How to avoid this scam: Some scammers may send fake security alerts regarding your account via email or text message. When checking messages, do not click on unknown links before you have verified the source. You should also only seek assistance from the official P2P exchange.
How To Identify Risks
Before trading
Check P2P advertising profiles. Screen potential trading candidates before you enter a trade with any of them. Some things to note while looking at a P2P profile are:
Number of trades: Low numbers aren’t necessarily bad, but a high number of completed transactions may be a sign of a reliable P2P party.
Completion rate: Reconsider if it’s below 80% as this may indicate the trader has a habit of backing out of transactions.
Merchant or user feedback: Very few positive comments or many negative comments can indicate higher trading risk.
Check advertisements carefully. Evaluate each P2P advertisement to determine if it meets your needs and goals. Consider the price, quantity, accepted payment methods, restrictions (like trading limits), and other terms and conditions. For instance, too large a disparity between the P2P price and the market price on other trading platforms is suspicious.
When trading
Stay alert when interacting with a P2P buyer. Red flags include:
The buyer pushing you to release the crypto.
The buyer requests unnecessary information.
The buyer becoming unresponsive.
The buyer asking you for a loan.
The buyer paying less than the amount agreed upon in the order.
The buyer paying more than the amount agreed upon in the order.
The buyer asking to communicate outside the P2P platform.
The buyer asking to pay through a third party.
Stay alert when interacting with a P2P seller. Red flags include:
The seller asking you to cancel the order after you’ve already paid.
The seller asking to communicate outside the P2P platform.
The seller asking you to trade outside the P2P platform.
The seller asking you to pay an additional commission.
After trading
When interacting with a P2P buyer, red flags include:
Not yet receiving the asset you paid for.
Receiving a check from a buyer that bounces.

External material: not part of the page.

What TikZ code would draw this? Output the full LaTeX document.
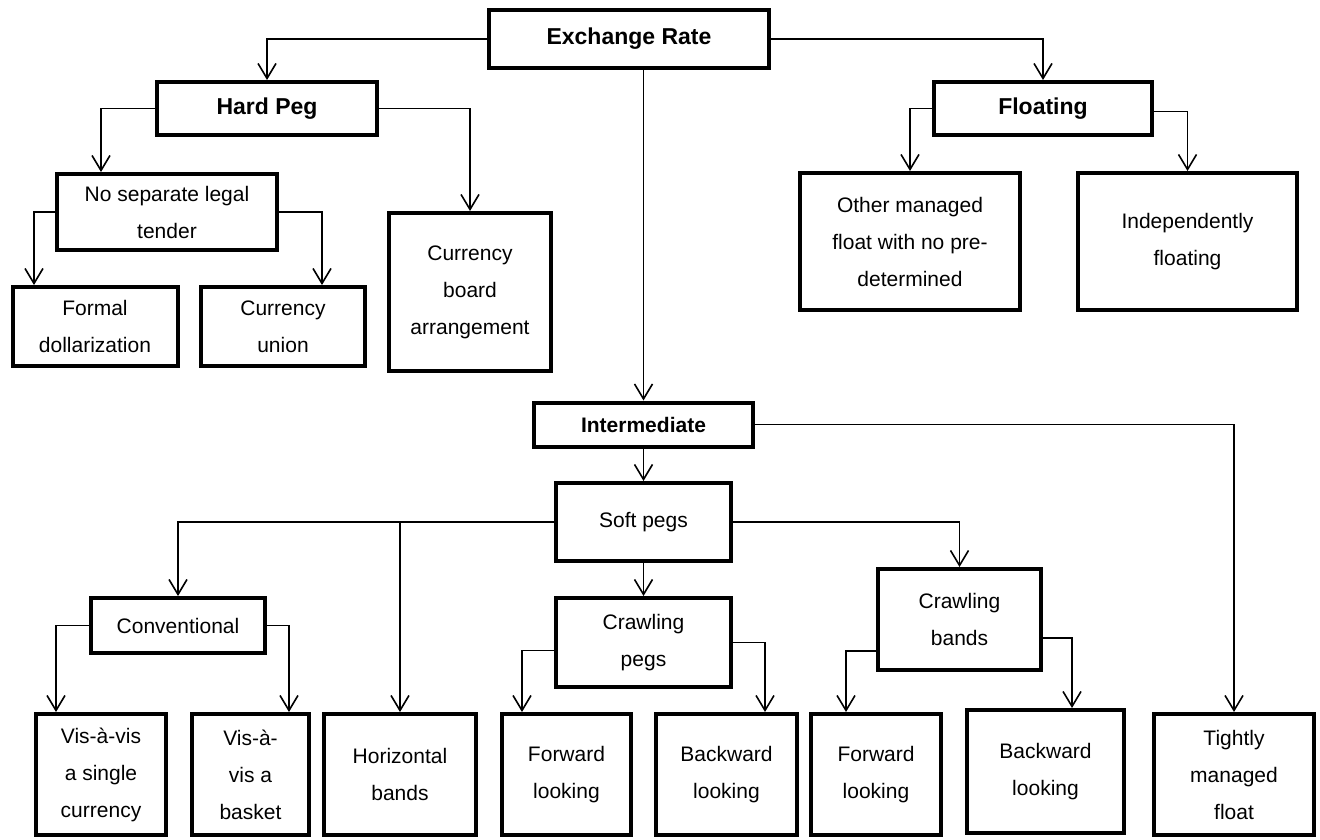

Your bank account is blocked after receiving payment from a buyer.
The buyer initiates a chargeback via their bank after you’ve transferred your cryptocurrency to them.
General Tips to Protect Yourself Against Scams
Trade on reputable platforms
Choose leading P2P platforms that offer their users robust safety features. Common features include:
Risk management features. A platform that enforces specific requirements before buying or selling can help reduce inactive, unreliable, or low-quality advertisements. Better yet, there should be a sophisticated order-matching logic to match users with trusted traders and verified merchants only, as well as risk management algorithms to monitor suspicious activity.

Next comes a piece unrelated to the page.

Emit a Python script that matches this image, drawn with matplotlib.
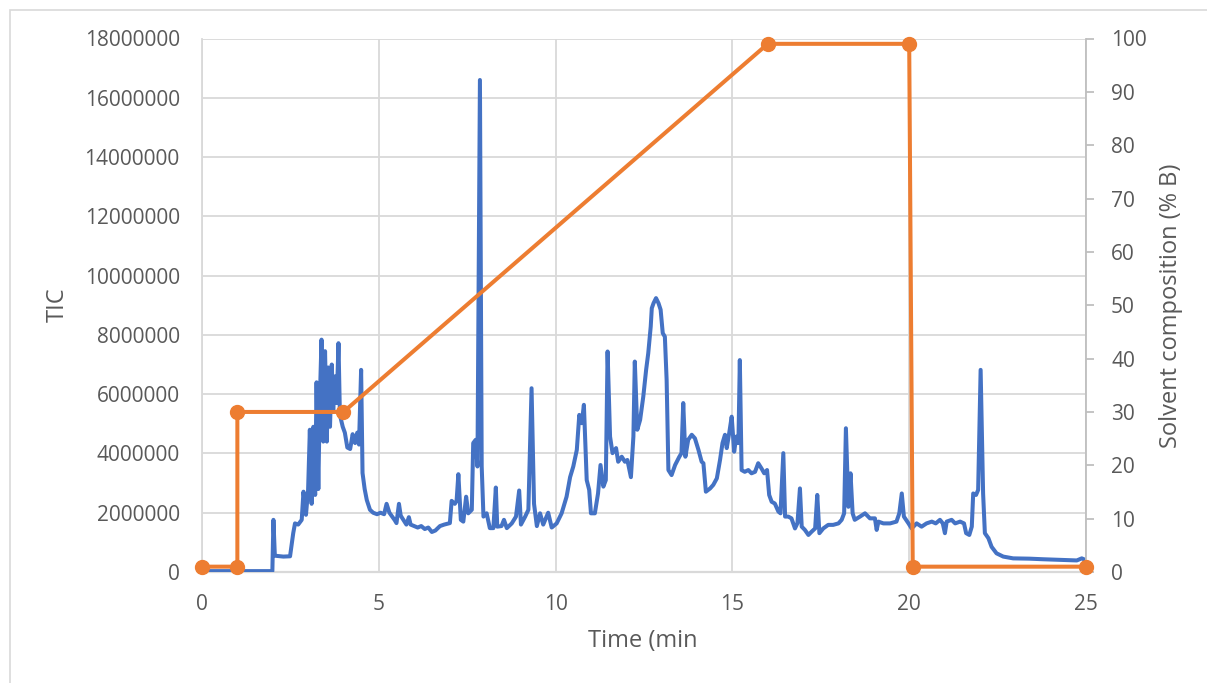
import numpy as np
import matplotlib
matplotlib.use("Agg")
import matplotlib.pyplot as plt
from matplotlib.patches import Rectangle

# ---------------- data ----------------
time_min = [0.0, 1.99, 2.02, 2.06, 2.3, 2.49, 2.58, 2.63, 2.72, 2.82, 2.87, 2.94, 3.0, 3.05, 3.1,
            3.15, 3.2, 3.24, 3.29, 3.33, 3.38, 3.43, 3.48, 3.53, 3.57, 3.62, 3.67, 3.71, 3.76, 3.81,
            3.86, 3.9, 3.98, 4.04, 4.11, 4.19, 4.26, 4.33, 4.39, 4.44, 4.5, 4.54, 4.6, 4.66, 4.75,
            4.84, 4.95, 5.05, 5.15, 5.22, 5.3, 5.36, 5.45, 5.5, 5.57, 5.62, 5.7, 5.78, 5.85, 5.9,
            6.0, 6.1, 6.2, 6.3, 6.4, 6.5, 6.6, 6.73, 6.85, 7.01, 7.06, 7.15, 7.2, 7.25, 7.32,
            7.39, 7.47, 7.53, 7.63, 7.67, 7.74, 7.79, 7.86, 7.91, 7.96, 8.05, 8.14, 8.24, 8.31, 8.35,
            8.47, 8.54, 8.62, 8.76, 8.88, 8.97, 9.02, 9.14, 9.23, 9.32, 9.39, 9.47, 9.56, 9.65, 9.79,
            9.89, 10.03, 10.17, 10.31, 10.41, 10.5, 10.6, 10.67, 10.74, 10.8, 10.88, 10.95, 11.0, 11.11,
            11.2, 11.27, 11.35, 11.42, 11.47, 11.54, 11.61, 11.71, 11.77, 11.87, 11.96, 12.03, 12.13,
            12.2, 12.24, 12.31, 12.39, 12.48, 12.56, 12.62, 12.69, 12.72, 12.77, 12.84, 12.91, 12.97,
            13.03, 13.09, 13.14, 13.19, 13.28, 13.38, 13.5, 13.56, 13.61, 13.67, 13.75, 13.85, 13.94,
            14.04, 14.13, 14.18, 14.25, 14.37, 14.46, 14.56, 14.65, 14.72, 14.79, 14.84, 14.91, 14.98,
            15.05, 15.11, 15.17, 15.21, 15.26, 15.35, 15.45, 15.54, 15.64, 15.73, 15.82, 15.9, 15.98,
            16.04, 16.11, 16.2, 16.3, 16.36, 16.44, 16.49, 16.58, 16.67, 16.77, 16.84, 16.91, 16.96,
            17.05, 17.15, 17.24, 17.34, 17.4, 17.46, 17.57, 17.71, 17.85, 18.0, 18.09, 18.16, 18.21,
            18.28, 18.34, 18.4, 18.46, 18.61, 18.75, 18.89, 19.03, 19.08, 19.13, 19.27, 19.46, 19.64,
            19.72, 19.79, 19.85, 19.98, 20.07, 20.21, 20.35, 20.49, 20.64, 20.75, 20.87, 20.95, 21.01,
            21.06, 21.2, 21.3, 21.44, 21.55, 21.61, 21.7, 21.77, 21.81, 21.89, 21.95, 22.02, 22.09,
            22.14, 22.24, 22.33, 22.47, 22.66, 22.94, 23.4, 23.79, 24.27, 24.74, 24.88, 24.98]

tic_millions = [0.03, 0.03, 1.76, 0.55, 0.52, 0.53, 1.31, 1.64, 1.6, 1.76, 2.71, 1.93, 2.75, 4.8, 2.3,
                4.9, 2.6, 6.4, 2.8, 5.7, 7.84, 4.4, 7.45, 4.4, 6.9, 4.9, 7.0, 5.4, 6.6, 5.7,
                7.72, 5.3, 4.9, 4.7, 4.2, 4.15, 4.65, 4.35, 4.7, 4.3, 6.82, 3.34, 2.8, 2.43, 2.1,
                2.0, 1.95, 2.0, 1.95, 2.3, 2.0, 1.9, 1.75, 1.65, 2.3, 1.9, 1.75, 1.6, 1.85, 1.6,
                1.55, 1.5, 1.55, 1.45, 1.5, 1.35, 1.4, 1.55, 1.6, 1.65, 2.4, 2.3, 2.4, 3.3, 1.76,
                1.7, 2.54, 1.98, 2.1, 4.35, 4.46, 3.56, 16.6, 3.56, 1.87, 1.98, 1.48, 1.48, 2.85, 1.53,
                1.55, 1.76, 1.48, 1.64, 1.87, 2.75, 1.6, 1.87, 2.1, 6.2, 2.3, 1.55, 1.98, 1.6, 2.0,
                1.5, 1.64, 1.98, 2.54, 3.2, 3.56, 4.12, 5.3, 5.02, 5.64, 3.1, 2.77, 1.98, 1.98,
                2.65, 3.61, 2.88, 3.1, 7.44, 4.57, 4.01, 4.18, 3.72, 3.89, 3.72, 3.78, 3.2,
                4.57, 7.1, 4.8, 5.13, 5.92, 6.82, 7.38, 8.28, 8.9, 9.07, 9.24, 9.07, 8.85,
                8.06, 7.94, 6.48, 3.44, 3.27, 3.61, 3.89, 4.01, 5.7, 3.89, 4.46, 4.63, 4.51,
                4.12, 3.72, 3.67, 2.71, 2.82, 2.94, 3.16, 3.78, 4.35, 4.63, 4.18, 4.69, 5.24,
                4.06, 4.57, 4.35, 7.15, 3.44, 3.38, 3.44, 3.33, 3.38, 3.67, 3.5, 3.33, 3.44,
                2.6, 2.37, 2.31, 2.04, 1.98, 4.01, 1.87, 1.87, 1.81, 1.47, 1.65, 2.82, 1.53,
                1.42, 1.25, 1.36, 1.47, 2.6, 1.31, 1.47, 1.59, 1.59, 1.64, 1.76, 1.98, 4.85,
                2.2, 3.33, 1.98, 1.76, 1.87, 1.98, 1.81, 1.81, 1.42, 1.7, 1.64, 1.64, 1.7,
                1.98, 2.65, 1.87, 1.64, 1.47, 1.64, 1.53, 1.64, 1.7, 1.64, 1.76, 1.64, 1.31,
                1.7, 1.76, 1.64, 1.7, 1.64, 1.31, 1.25, 1.53, 2.65, 2.6, 2.77, 6.82, 2.65,
                1.31, 1.14, 0.85, 0.63, 0.52, 0.46, 0.45, 0.43, 0.41, 0.39, 0.46, 0.41]

gradient_time = [0, 1, 1, 4, 16, 20, 20.1, 25]
gradient_pct_b = [1, 1, 30, 30, 99, 99, 1, 1]

x_ticks = [0, 5, 10, 15, 20, 25]
left_ticks = [0, 2000000, 4000000, 6000000, 8000000, 10000000, 12000000, 14000000, 16000000, 18000000]
right_ticks = [0, 10, 20, 30, 40, 50, 60, 70, 80, 90, 100]

x_label = "Time (min"
left_label = "TIC"
right_label = "Solvent composition (% B)"

# ---------------- style ----------------
BLUE = "#4472C4"
ORANGE = "#ED7D31"
GRID = "#D9D9D9"
TEXT = "#595959"
FONT = ["Open Sans", "DejaVu Sans"]

plt.rcParams['font.family'] = FONT

W, H = 1207, 683
fig = plt.figure(figsize=(W / 100, H / 100), dpi=100)
fig.patch.set_facecolor("white")

left_px, right_px, top_px, bottom_px = 202, 1086, 38.5, 572
ax = fig.add_axes([left_px / W, 1 - bottom_px / H, (right_px - left_px) / W, (bottom_px - top_px) / H])
ax2 = ax.twinx()

tic = np.array(tic_millions) * 1e6
ax.plot(time_min, tic, color=BLUE, lw=2.9, solid_joinstyle="round", solid_capstyle="round", zorder=3)

ax2.plot(gradient_time, gradient_pct_b, color=ORANGE, lw=2.9, marker="o", markersize=10,
         markerfacecolor=ORANGE, markeredgecolor=ORANGE, solid_joinstyle="round", zorder=4, clip_on=False)

ax.set_xlim(0, 25)
ax.set_ylim(0, 18000000)
ax2.set_ylim(0, 100)

ax.set_xticks(x_ticks)
ax.set_yticks(left_ticks)
ax.set_yticklabels([str(v) for v in left_ticks])
ax2.set_yticks(right_ticks)

ax.grid(True, color=GRID, lw=1.3)
ax.set_axisbelow(True)

for s in ["top", "right"]:
    ax.spines[s].set_visible(False)
ax.spines["left"].set_color(GRID)
ax.spines["left"].set_linewidth(1.3)
ax.spines["bottom"].set_color(GRID)
ax.spines["bottom"].set_linewidth(1.6)
for s in ["top", "left", "bottom"]:
    ax2.spines[s].set_visible(False)
ax2.spines["right"].set_color("#BFBFBF")
ax2.spines["right"].set_linewidth(1.3)

ax.tick_params(axis="x", length=0, pad=16, labelsize=15, labelcolor=TEXT)
ax.tick_params(axis="y", length=0, pad=16, labelsize=15, labelcolor=TEXT)
ax2.tick_params(axis="y", length=6, width=1.3, color="#BFBFBF", pad=12, labelsize=15, labelcolor=TEXT)

fig.text(58 / W, 1 - 305 / H, left_label, rotation=90, ha="center", va="center",
         fontsize=17, color=TEXT)
fig.text(643 / W, 1 - 641 / H, x_label, ha="center", va="center", fontsize=17, color=TEXT)
fig.text(1171 / W, 1 - 306 / H, right_label, rotation=90, ha="center", va="center",
         fontsize=17, color=TEXT)

fig.patches.append(Rectangle((9.5 / W, -0.2), 1.5, 1.2 - 9.5 / H, transform=fig.transFigure,
                             fill=False, edgecolor=GRID, lw=1.2, zorder=0))

fig.savefig("out.png", dpi=100, facecolor="white")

Some algorithms are even optimized to limit the trading activities of potential bad actors. In addition, withdrawal limits or delays can help to protect user funds.
Know Your Customer (KYC) protocols. P2P platforms with KYC protocols can help beginners find reliable trading partners by enforcing user identity verification. This allows beginners to conduct trades with verified merchants with a proven track record and reliable sources of funds.

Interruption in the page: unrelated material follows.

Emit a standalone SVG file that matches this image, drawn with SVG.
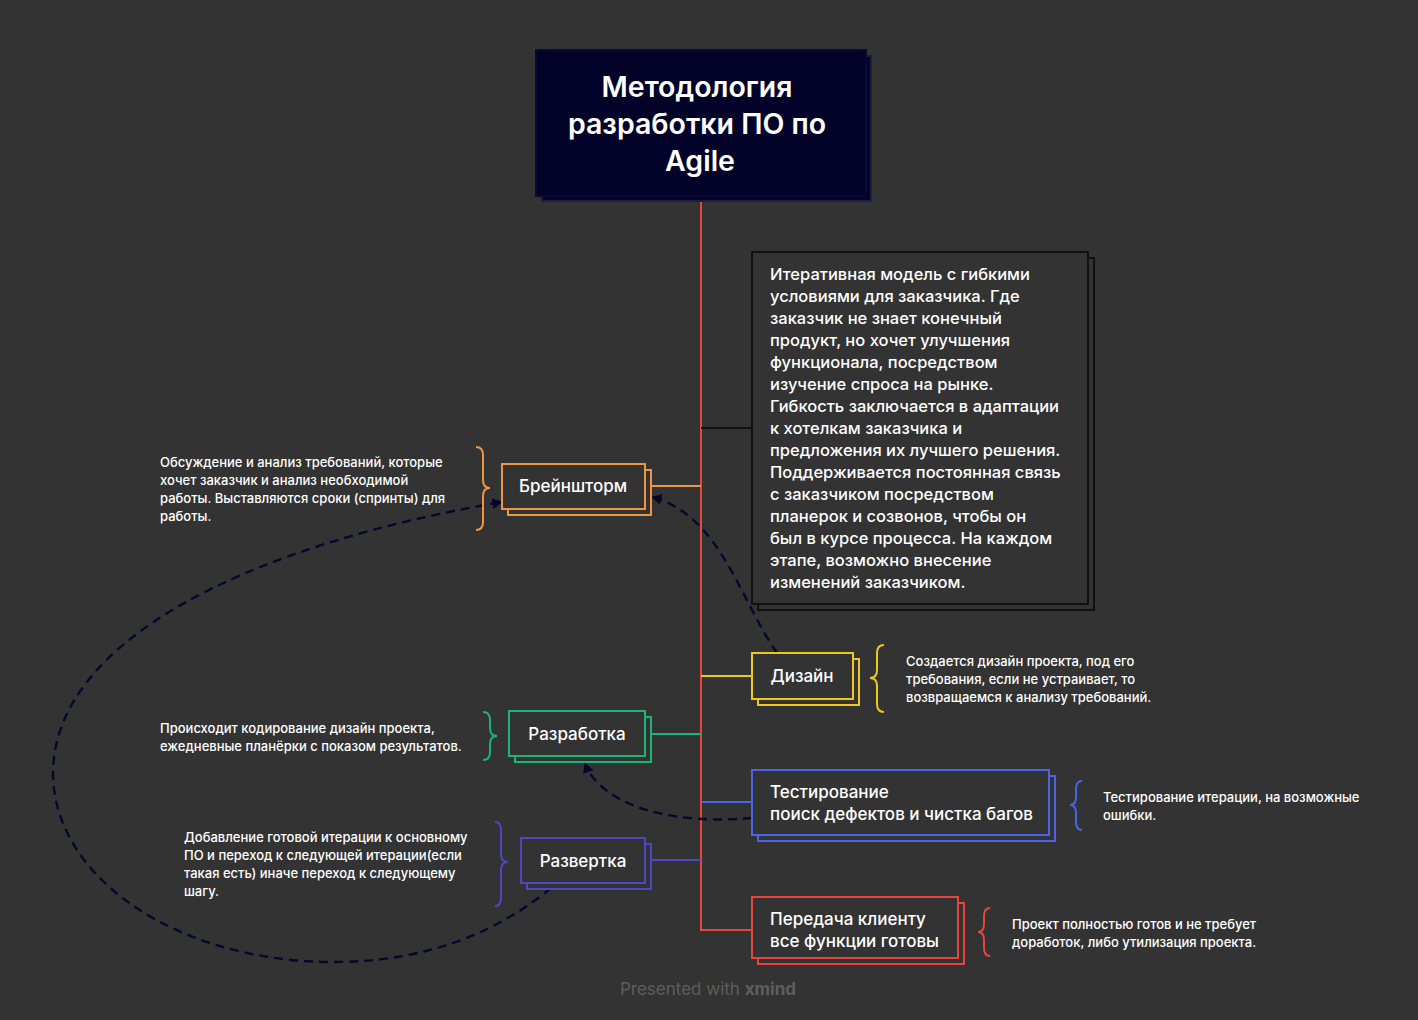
<svg xmlns="http://www.w3.org/2000/svg" width="1418" height="1020" viewBox="0 0 1418 1020">
<defs>
<marker id="arr" viewBox="0 0 10 10" refX="9" refY="5" markerWidth="4.5" markerHeight="4.5" orient="auto-start-reverse" markerUnits="strokeWidth">
<path d="M0,0 L10,5 L0,10 z" fill="#07072c"/>
</marker>
<style>
text{font-family:Inter,"Noto Sans","Liberation Sans",sans-serif;fill:#ffffff}
.title{font-size:28.5px;font-weight:600}
.node{font-size:17px;font-weight:500}
.desc{font-size:16.5px;font-weight:500}
.note{font-size:13px;font-weight:500}
.box{fill:#333333;stroke-width:2}
.brace{fill:none;stroke-width:2}
.conn{fill:none;stroke-width:2}
.dash{fill:none;stroke:#07072c;stroke-width:2.4;stroke-dasharray:9 6}
</style>
</defs>
<rect width="1418" height="1020" fill="#333333"/>

<g id="connectors">
<path class="conn" stroke="#e8453c" d="M701,201 V930 H752"/>
<path class="conn" stroke="#111111" d="M701,428 H752"/>
<path class="conn" stroke="#f0953f" d="M651,486 H701"/>
<path class="conn" stroke="#ecc71f" d="M701,676 H752"/>
<path class="conn" stroke="#19b47c" d="M651,734 H701"/>
<path class="conn" stroke="#4b63e8" d="M701,802 H752"/>
<path class="conn" stroke="#4f46c4" d="M651,860 H701"/>
<path class="dash" marker-end="url(#arr)" d="M777,653 C740,600 720,515 652,497"/>
<path class="dash" marker-end="url(#arr)" d="M752,818 C660,826 598,800 585,763"/>
<path class="dash" marker-end="url(#arr)" d="M551,888 C500,930 430,962 333,962 C180,962 55,880 53,775 C52,640 250,545 502,502"/>
</g>

<g id="root">
<rect x="542" y="56" width="329" height="145" fill="#03032a" stroke="#1c1c44" stroke-width="2"/>
<rect x="536" y="50" width="330" height="146" fill="#03032a" stroke="#0a0a30" stroke-width="2"/>
<text class="title" x="697" y="97" text-anchor="middle">Методология</text>
<text class="title" x="697" y="134" text-anchor="middle">разработки ПО по</text>
<text class="title" x="700" y="171" text-anchor="middle" font-weight="700">Agile</text>
</g>

<g id="description">
<rect class="box" x="758" y="258" width="336" height="352" stroke="#111111"/>
<rect class="box" x="752" y="252" width="336" height="352" stroke="#111111"/>
<text class="desc" x="770">
<tspan x="770" y="280">Итеративная модель с гибкими</tspan>
<tspan x="770" y="302">условиями для заказчика. Где</tspan>
<tspan x="770" y="324">заказчик не знает конечный</tspan>
<tspan x="770" y="346">продукт, но хочет улучшения</tspan>
<tspan x="770" y="368">функционала, посредством</tspan>
<tspan x="770" y="390">изучение спроса на рынке.</tspan>
<tspan x="770" y="412">Гибкость заключается в адаптации</tspan>
<tspan x="770" y="434">к хотелкам заказчика и</tspan>
<tspan x="770" y="456">предложения их лучшего решения.</tspan>
<tspan x="770" y="478">Поддерживается постоянная связь</tspan>
<tspan x="770" y="500">с заказчиком посредством</tspan>
<tspan x="770" y="522">планерок и созвонов, чтобы он</tspan>
<tspan x="770" y="544">был в курсе процесса. На каждом</tspan>
<tspan x="770" y="566">этапе, возможно внесение</tspan>
<tspan x="770" y="588">изменений заказчиком.</tspan>
</text>
</g>

<g id="brainstorm">
<rect class="box" x="508" y="470" width="143" height="45" stroke="#f0953f"/>
<rect class="box" x="502" y="464" width="143" height="45" stroke="#f0953f"/>
<text class="node" x="573" y="492" text-anchor="middle">Брейншторм</text>
<path class="brace" stroke="#f0953f" d="M476,447 Q483,447 483,455 V480 Q483,488 490,488 Q483,488 483,496 V522 Q483,530 476,530"/>
<text class="note"><tspan x="160" y="467">Обсуждение и анализ требований, которые</tspan><tspan x="160" y="485">хочет заказчик и анализ необходимой</tspan><tspan x="160" y="503">работы. Выставляются сроки (спринты) для</tspan><tspan x="160" y="521">работы.</tspan></text>
</g>

<g id="design">
<rect class="box" x="758" y="659" width="101" height="46" stroke="#ecc71f"/>
<rect class="box" x="752" y="653" width="101" height="46" stroke="#ecc71f"/>
<text class="node" x="802" y="682" text-anchor="middle">Дизайн</text>
<path class="brace" stroke="#ecc71f" d="M884,645 Q877,645 877,653 V670 Q877,678 870,678 Q877,678 877,686 V704 Q877,712 884,712"/>
<text class="note"><tspan x="906" y="666">Создается дизайн проекта, под его</tspan><tspan x="906" y="684">требования, если не устраивает, то</tspan><tspan x="906" y="702">возвращаемся к анализу требований.</tspan></text>
</g>

<g id="development">
<rect class="box" x="515" y="717" width="136" height="45" stroke="#19b47c"/>
<rect class="box" x="509" y="711" width="136" height="45" stroke="#19b47c"/>
<text class="node" x="577" y="740" text-anchor="middle">Разработка</text>
<path class="brace" stroke="#19b47c" d="M483,712 Q490,712 490,720 V728 Q490,736 497,736 Q490,736 490,744 V752 Q490,760 483,760"/>
<text class="note"><tspan x="160" y="733">Происходит кодирование дизайн проекта,</tspan><tspan x="160" y="751">ежедневные планёрки с показом результатов.</tspan></text>
</g>

<g id="testing">
<rect class="box" x="758" y="776" width="297" height="65" stroke="#4b63e8"/>
<rect class="box" x="752" y="770" width="297" height="65" stroke="#4b63e8"/>
<text class="node"><tspan x="770" y="798">Тестирование</tspan><tspan x="770" y="820">поиск дефектов и чистка багов</tspan></text>
<path class="brace" stroke="#4b63e8" d="M1082,781 Q1076,781 1076,789 V797 Q1076,805 1070,805 Q1076,805 1076,813 V822 Q1076,830 1082,830"/>
<text class="note"><tspan x="1103" y="802">Тестирование итерации, на возможные</tspan><tspan x="1103" y="820">ошибки.</tspan></text>
</g>

<g id="deployment">
<rect class="box" x="527" y="844" width="124" height="45" stroke="#4f46c4"/>
<rect class="box" x="521" y="838" width="124" height="45" stroke="#4f46c4"/>
<text class="node" x="583" y="867" text-anchor="middle">Развертка</text>
<path class="brace" stroke="#4f46c4" d="M495,822 Q501,822 501,830 V854 Q501,862 508,862 Q501,862 501,870 V898 Q501,906 495,906"/>
<text class="note"><tspan x="184" y="842">Добавление готовой итерации к основному</tspan><tspan x="184" y="860">ПО и переход к следующей итерации(если</tspan><tspan x="184" y="878">такая есть) иначе переход к следующему</tspan><tspan x="184" y="896">шагу.</tspan></text>
</g>

<g id="delivery">
<rect class="box" x="758" y="903" width="206" height="61" stroke="#e8453c"/>
<rect class="box" x="752" y="897" width="206" height="61" stroke="#e8453c"/>
<text class="node"><tspan x="770" y="925">Передача клиенту</tspan><tspan x="770" y="947">все функции готовы</tspan></text>
<path class="brace" stroke="#e8453c" d="M990,908 Q984,908 984,916 V924 Q984,932 978,932 Q984,932 984,940 V948 Q984,956 990,956"/>
<text class="note"><tspan x="1012" y="929">Проект полностью готов и не требует</tspan><tspan x="1012" y="947">доработок, либо утилизация проекта.</tspan></text>
</g>

<g id="footer">
<text x="708" y="995" text-anchor="middle" font-size="17" style="fill:#5e5e5e">Presented with <tspan font-weight="700" style="fill:#5e5e5e">xmind</tspan></text>
</g>
</svg>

Escrow services. Escrow services provide a safe way for buyers and sellers to exchange goods or assets. A trusted third party — typically the P2P platform — handles the exchange of funds between transacting parties to uphold safety and fair trading.
Customer support. While P2P trading usually functions with no middlemen, a P2P platform’s customer support team can intervene if a user faces problems with a trade.
Automated payment. New automated payment methods enable P2P platforms to automatically process the release of crypto held in escrow without manual intervention. Buyers can receive their newly purchased assets instantly and sellers don’t have to check each order payment or release assets manually.
Block feature. The block feature allows you to block suspicious users — if you’ve had an unpleasant experience with someone, you can block that user and prevent them from trading with you again.
Communicate on the platform only
Avoid contacting potential trading counterparties on dubious websites and stay alert to prices that sound too good to be true. Also, communicating using outside channels will make it easier for a scammer to raise a false dispute against you and deny the transaction ever happened.
Double-check your transactions
Remember to verify all information from the counterparty when transacting with a peer. Scrutinize all receipts and transactions to ensure that nothing has been digitally altered. Here are some tips to identify fake proof of payment:
Overlapping text
Different colors
Different typography
Difference in sizes
You can also use a free image forensics tool online. Search for “fake image detector” or “doctored image forensics tool” to get an idea of what’s available.
Take screenshots
Keep records of all proofs of communication and transactions in case you need to file an appeal.
Have targeted advertisements
If you have an established crypto network, ensure that your advertisement only reaches people with whom you want to trade. Hide your ad and share it only with specific people — this could be people you know and trust or users you’ve dealt with successfully before. Hiding advertisements can be useful as well if you want to do a large trade.
Block suspicious parties
Proactively block users with whom you’ve had sub-optimal trades to protect yourself from fraud or other behavior that may disrupt your trading experience.
Make an appeal
If you encounter an issue, seek customer support and open an appeal. Remember to provide all relevant evidence regarding your transaction so that customer support can better assist you.
Closing Thoughts
To protect your assets, staying alert to the potential risks associated with P2P transactions is essential. This includes understanding any agreement's terms and conditions, remaining vigilant about red flags, and using platforms with robust safety features.
Be cautious when engaging in any P2P transaction, and contact customer support should you have any concerns. By being mindful and taking the necessary precautions, you can fully enjoy the benefits of P2P transactions.